Western Pennsylvania School for the Deaf marks 140 years of educational milestones
By Daveen Rae Kurutz
Published: Saturday, September 26, 2009
Rosa Jugan wasn't surprised when her son Blaise brought home an 'A' on his first electronics test at a technical school because 13 years at the Western Pennsylvania School for the Deaf prepared him for whatever the hearing world would throw at him.
"The school taught him to have very high self-esteem," said Jugan, 46 of Glassport.
This weekend, the school in Edgewood celebrates 140 years of educating children with hearing disabilities. School officials say it was the first day school in the nation for deaf students. The school will host tours, sporting events and a dinner today at Edgewood Country Club in Churchill.
A tuition-free, nonprofit school, it operates primarily with money from benefactors.
The school educates students from more than 50 counties in Pennsylvania. Those who live more than an hour's drive stay on campus Sundays through Fridays, said spokeswoman Vicki Cherney. Teachers and staff, including janitors and security guards, speak in English and American Sign Language.
"We don't believe that one way fits all, and there are many ways a child can learn and communicate," said Superintendent Don Rhoten. "Our children can choose how they want to communicate."
The school's enrollment peaked in 1971-72 at 551 students.
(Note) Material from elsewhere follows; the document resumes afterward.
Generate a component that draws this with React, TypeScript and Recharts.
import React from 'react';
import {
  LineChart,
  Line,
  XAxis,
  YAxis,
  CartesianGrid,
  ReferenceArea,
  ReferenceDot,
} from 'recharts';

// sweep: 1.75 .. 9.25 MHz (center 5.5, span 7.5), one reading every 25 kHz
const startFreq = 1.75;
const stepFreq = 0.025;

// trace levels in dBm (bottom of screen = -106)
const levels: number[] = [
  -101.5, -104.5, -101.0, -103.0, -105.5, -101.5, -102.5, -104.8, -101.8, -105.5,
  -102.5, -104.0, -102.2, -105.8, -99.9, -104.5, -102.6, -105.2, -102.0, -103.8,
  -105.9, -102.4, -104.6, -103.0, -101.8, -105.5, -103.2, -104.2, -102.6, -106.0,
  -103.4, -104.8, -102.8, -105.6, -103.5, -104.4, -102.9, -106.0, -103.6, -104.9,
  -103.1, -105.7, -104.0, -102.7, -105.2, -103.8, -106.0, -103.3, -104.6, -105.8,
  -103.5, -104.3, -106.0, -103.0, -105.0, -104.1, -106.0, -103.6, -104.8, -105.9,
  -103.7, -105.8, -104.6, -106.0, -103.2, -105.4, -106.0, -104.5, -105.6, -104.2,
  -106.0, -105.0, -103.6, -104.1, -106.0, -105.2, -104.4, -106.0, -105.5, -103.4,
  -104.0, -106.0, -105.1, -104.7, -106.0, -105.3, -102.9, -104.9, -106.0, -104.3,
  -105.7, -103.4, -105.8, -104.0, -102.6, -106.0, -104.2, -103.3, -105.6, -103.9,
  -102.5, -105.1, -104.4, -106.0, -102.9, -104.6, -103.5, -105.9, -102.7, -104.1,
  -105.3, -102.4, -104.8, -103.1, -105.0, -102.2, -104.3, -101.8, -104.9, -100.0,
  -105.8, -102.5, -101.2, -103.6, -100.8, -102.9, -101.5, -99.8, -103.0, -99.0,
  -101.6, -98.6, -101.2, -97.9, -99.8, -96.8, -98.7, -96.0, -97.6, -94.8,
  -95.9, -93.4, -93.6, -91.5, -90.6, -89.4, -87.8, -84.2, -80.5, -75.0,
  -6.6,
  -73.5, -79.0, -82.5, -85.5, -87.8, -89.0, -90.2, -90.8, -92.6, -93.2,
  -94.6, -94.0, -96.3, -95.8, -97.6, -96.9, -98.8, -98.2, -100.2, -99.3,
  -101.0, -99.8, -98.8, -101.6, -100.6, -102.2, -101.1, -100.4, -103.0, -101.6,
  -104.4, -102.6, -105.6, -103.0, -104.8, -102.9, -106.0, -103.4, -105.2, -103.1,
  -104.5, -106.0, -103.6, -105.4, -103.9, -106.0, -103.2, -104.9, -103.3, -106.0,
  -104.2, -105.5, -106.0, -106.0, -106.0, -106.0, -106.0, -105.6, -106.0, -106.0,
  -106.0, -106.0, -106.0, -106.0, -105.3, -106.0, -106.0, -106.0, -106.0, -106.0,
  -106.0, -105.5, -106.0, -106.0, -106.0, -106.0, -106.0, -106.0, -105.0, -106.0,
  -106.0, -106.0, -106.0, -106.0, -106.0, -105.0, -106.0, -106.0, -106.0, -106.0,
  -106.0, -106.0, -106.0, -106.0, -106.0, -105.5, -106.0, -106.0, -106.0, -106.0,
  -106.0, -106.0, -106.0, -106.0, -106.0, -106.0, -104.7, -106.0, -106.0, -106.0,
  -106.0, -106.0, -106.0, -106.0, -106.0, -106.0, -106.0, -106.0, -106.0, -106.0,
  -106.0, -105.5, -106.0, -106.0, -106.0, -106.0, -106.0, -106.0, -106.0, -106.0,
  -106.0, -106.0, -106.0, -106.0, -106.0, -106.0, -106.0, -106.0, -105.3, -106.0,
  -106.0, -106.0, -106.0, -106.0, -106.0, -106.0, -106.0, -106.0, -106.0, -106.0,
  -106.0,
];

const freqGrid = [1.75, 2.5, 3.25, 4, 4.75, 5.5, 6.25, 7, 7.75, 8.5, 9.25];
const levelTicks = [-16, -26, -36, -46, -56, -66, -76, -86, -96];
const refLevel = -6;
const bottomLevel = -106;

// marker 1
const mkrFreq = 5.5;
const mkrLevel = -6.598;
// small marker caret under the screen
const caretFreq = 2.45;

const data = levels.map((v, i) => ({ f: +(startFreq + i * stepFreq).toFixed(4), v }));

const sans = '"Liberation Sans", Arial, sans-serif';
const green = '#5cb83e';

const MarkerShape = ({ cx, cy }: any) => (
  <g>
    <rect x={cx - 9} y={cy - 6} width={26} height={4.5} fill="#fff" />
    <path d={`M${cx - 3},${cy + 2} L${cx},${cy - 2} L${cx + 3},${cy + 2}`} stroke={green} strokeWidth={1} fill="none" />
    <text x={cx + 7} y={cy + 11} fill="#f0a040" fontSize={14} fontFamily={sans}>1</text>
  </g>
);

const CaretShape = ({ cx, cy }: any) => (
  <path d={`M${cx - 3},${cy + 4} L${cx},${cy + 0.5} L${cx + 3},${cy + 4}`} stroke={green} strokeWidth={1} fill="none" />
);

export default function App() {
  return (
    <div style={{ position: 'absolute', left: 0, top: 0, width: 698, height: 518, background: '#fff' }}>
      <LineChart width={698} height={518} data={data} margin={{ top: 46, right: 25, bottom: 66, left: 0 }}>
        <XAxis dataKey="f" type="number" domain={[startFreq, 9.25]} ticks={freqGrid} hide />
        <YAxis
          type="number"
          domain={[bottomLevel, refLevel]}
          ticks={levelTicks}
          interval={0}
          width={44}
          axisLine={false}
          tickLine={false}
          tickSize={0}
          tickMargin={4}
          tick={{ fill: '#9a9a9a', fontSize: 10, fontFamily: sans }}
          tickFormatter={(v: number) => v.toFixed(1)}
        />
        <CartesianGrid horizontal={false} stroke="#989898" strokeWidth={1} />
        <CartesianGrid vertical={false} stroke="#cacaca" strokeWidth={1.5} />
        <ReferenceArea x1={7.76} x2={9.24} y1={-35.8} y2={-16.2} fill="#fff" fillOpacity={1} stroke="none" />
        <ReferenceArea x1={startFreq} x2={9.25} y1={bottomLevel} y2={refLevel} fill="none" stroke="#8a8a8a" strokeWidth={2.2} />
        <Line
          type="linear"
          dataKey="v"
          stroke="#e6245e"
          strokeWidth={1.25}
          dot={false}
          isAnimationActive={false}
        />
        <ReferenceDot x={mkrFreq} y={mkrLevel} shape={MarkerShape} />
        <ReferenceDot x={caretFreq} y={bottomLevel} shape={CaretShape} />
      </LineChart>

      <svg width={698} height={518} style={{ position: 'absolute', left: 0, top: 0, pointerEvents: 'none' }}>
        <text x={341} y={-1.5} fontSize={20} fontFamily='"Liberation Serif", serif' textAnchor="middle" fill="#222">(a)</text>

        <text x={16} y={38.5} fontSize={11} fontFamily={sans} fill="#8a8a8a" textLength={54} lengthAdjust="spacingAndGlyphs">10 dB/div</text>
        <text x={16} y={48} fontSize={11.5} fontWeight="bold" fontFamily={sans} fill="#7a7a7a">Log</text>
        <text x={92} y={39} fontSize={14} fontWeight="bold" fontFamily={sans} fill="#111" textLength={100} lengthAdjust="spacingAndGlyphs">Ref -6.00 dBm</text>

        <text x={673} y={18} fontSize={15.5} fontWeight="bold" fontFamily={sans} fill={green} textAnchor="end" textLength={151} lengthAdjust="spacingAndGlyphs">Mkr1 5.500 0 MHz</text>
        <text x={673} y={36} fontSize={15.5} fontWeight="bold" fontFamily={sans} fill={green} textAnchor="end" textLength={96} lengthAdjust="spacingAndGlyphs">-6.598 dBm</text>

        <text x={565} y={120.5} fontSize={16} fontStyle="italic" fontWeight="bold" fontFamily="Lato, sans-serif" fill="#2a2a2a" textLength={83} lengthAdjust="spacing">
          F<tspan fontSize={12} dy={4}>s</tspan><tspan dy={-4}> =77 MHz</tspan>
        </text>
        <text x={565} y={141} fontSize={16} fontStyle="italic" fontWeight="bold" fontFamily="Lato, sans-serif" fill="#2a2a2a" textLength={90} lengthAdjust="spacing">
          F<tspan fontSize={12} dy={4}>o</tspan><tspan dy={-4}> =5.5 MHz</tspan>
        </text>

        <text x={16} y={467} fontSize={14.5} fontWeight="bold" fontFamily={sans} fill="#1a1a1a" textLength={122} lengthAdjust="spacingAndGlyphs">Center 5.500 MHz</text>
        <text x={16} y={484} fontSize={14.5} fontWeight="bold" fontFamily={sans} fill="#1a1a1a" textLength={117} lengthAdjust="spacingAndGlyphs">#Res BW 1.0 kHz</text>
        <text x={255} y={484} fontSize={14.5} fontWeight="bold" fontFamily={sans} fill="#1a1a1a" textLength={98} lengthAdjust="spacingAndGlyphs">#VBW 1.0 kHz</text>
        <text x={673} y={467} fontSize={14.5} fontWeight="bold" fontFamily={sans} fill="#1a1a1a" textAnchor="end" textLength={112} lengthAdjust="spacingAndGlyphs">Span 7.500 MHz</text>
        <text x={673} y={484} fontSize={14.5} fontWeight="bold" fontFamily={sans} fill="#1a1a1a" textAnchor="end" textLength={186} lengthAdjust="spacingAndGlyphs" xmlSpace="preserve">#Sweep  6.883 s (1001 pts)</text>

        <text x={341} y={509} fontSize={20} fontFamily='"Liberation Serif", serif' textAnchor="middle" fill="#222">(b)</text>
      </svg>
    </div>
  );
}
An epidemic of German measles in the 1960s caused a spike in the number of children born deaf, according to school officials.
In 1975, Congress passed a law requiring school districts to provide free, appropriate education to disabled students. Cochlear implants and hearing aids assisted efforts to mainstream students who are hard of hearing, school officials said.
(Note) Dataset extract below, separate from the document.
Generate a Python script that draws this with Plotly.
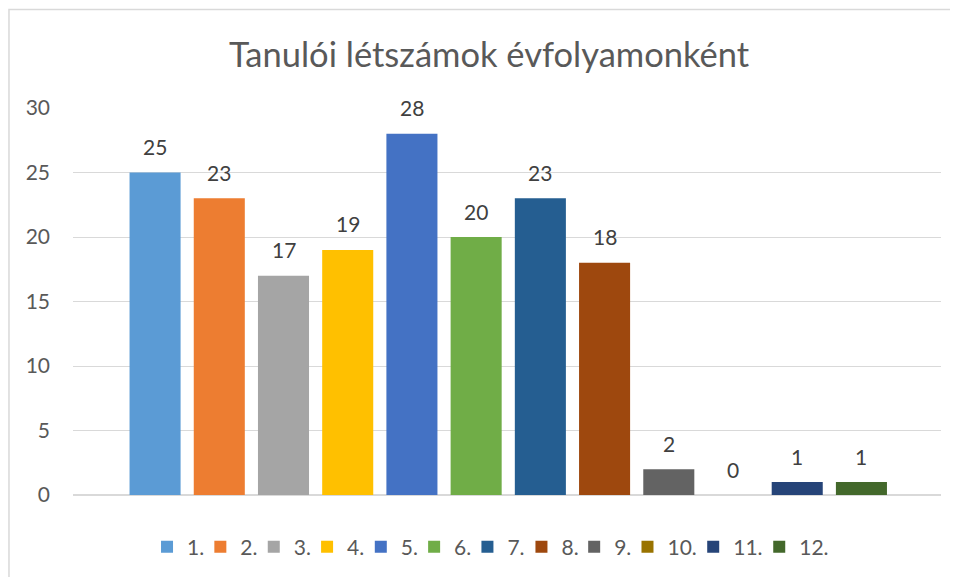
import plotly.graph_objects as go

title_text = "Tanulói létszámok évfolyamonként"
grades = ["1.", "2.", "3.", "4.", "5.", "6.", "7.", "8.", "9.", "10.", "11.", "12."]
students = [25, 23, 17, 19, 28, 20, 23, 18, 2, 0, 1, 1]
colors = ["#5B9BD5", "#ED7D31", "#A5A5A5", "#FFC000", "#4472C4", "#70AD47",
          "#255E91", "#9E480E", "#636363", "#997300", "#264478", "#43682B"]
y_ticks = [0, 5, 10, 15, 20, 25, 30]

# legend entry left positions (pixels in figure coordinates) - layout only
legend_px = [152, 205.3, 258.7, 312, 365.7, 419, 472.3, 526.3, 579, 632.3, 698, 764]

FONT = "Lato, 'Open Sans', sans-serif"
W, H = 950, 569
ML, MR, MT, MB = 65, 17.3, 100, 82
PW = W - ML - MR
PH = H - MT - MB

fig = go.Figure()
for k, (g, v, c) in enumerate(zip(grades, students, colors)):
    lg = "legend" if k == 0 else f"legend{k + 1}"
    fig.add_trace(go.Bar(x=[g], y=[v], name=g, legend=lg,
                         marker=dict(color=c, line=dict(width=0)), hoverinfo="x+y"))

# data labels
for i, v in enumerate(students):
    fig.add_annotation(x=i, y=v, text=str(v), showarrow=False, yanchor="middle",
                       yshift=26, font=dict(family=FONT, size=21, color="#404040"))

# outer chart border
fig.add_shape(type="rect", xref="paper", yref="paper",
              x0=(1 - ML) / PW, x1=1.05, y0=-0.3, y1=(MT - 1.5) / PH + 1,
              line=dict(color="#D9D9D9", width=1.5), fillcolor="rgba(0,0,0,0)", layer="below")

legend_y = -52 / PH  # 52 px below plot bottom
layout_legends = {}
for k, px in enumerate(legend_px):
    key = "legend" if k == 0 else f"legend{k + 1}"
    layout_legends[key] = dict(
        orientation="h", x=(px - 13 - ML) / PW, xanchor="left", y=legend_y, yanchor="middle",
        font=dict(family=FONT, size=21, color="#595959"), itemwidth=30,
        bgcolor="rgba(0,0,0,0)")

fig.update_layout(
    width=W, height=H,
    margin=dict(l=ML, r=MR, t=MT, b=MB, autoexpand=False),
    paper_bgcolor="white", plot_bgcolor="white",
    barmode="relative", bargap=0.205,
    title=dict(text=title_text, x=481 / W, xanchor="center", y=1 - 47 / H, yanchor="middle",
               font=dict(family=FONT, size=34.5, color="#595959")),
    font=dict(family=FONT, color="#595959"),
    showlegend=True,
    xaxis=dict(type="category", range=[-1.278, 12.239], showticklabels=False,
               showgrid=False, zeroline=False, showline=False, ticks=""),
    yaxis=dict(range=[0, 30], tickvals=y_ticks, showgrid=True, gridcolor="#D9D9D9",
               gridwidth=1, zeroline=True, zerolinecolor="#D9D9D9", zerolinewidth=1.5,
               showline=False, ticks="", ticklabelstandoff=22,
               tickfont=dict(family=FONT, size=21, color="#595959")),
    **layout_legends,
)

fig.write_html("out.html")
Since the American with Disabilities Act in 1990, school districts have been required to provide supplemental services to students who are deaf or hard of hearing.
Today, 175 students are enrolled at the Western Pennsylvania School for the Deaf. In recent years, the school assumed contracts with districts such as Pittsburgh Public Schools to provide support services and interpreters.
The school helps children from birth to one year after high school graduation. The campus has laptops available to every classroom, as well a learning center, a combination library-computer lab with fish, birds and snakes for students to observe.
Students in younger grades attend classes in the Children's Village, a series of child-sized buildings that allow them to learn about life skills such as banking and shopping.
"We're teaching them that it really does take a whole community for everything to run smoothly," Cherney said. "They love it."
Sophomore Megan Eighmey, 17, of Pittsfield has made friends and experienced what high school should be like -- something she doesn't believe would be possible at her hometown school.
"I like WPSD. I think it's No. 1," Eighmey said through an interpreter. "I like going here better, because it would be harder to communicate through a mainstream school."Additional Information:
Important dates in the 140-year history of the Western Pennsylvania School for the Deaf:
• Sept. 4, 1869: Opens Downtown as the Western Pennsylvania Institute for the Instruction of the Deaf and Dumb, the first day school in the nation for deaf children.
• September 1884: Moves to its Edgewood campus.
• February 1923: Changes its name to the Western Pennsylvania School for the Deaf.
• 1971-72: Enrollment peaks at 551.
• Summer 1985: Graduates its largest senior class of 58 students.
• Oct. 12, 2007: Holds a grand opening for its Children's Village.
• 2009: Assumes the administration of The Scranton State School for the Deaf, which is renamed the Scranton School for Deaf and Hard of Hearing Children.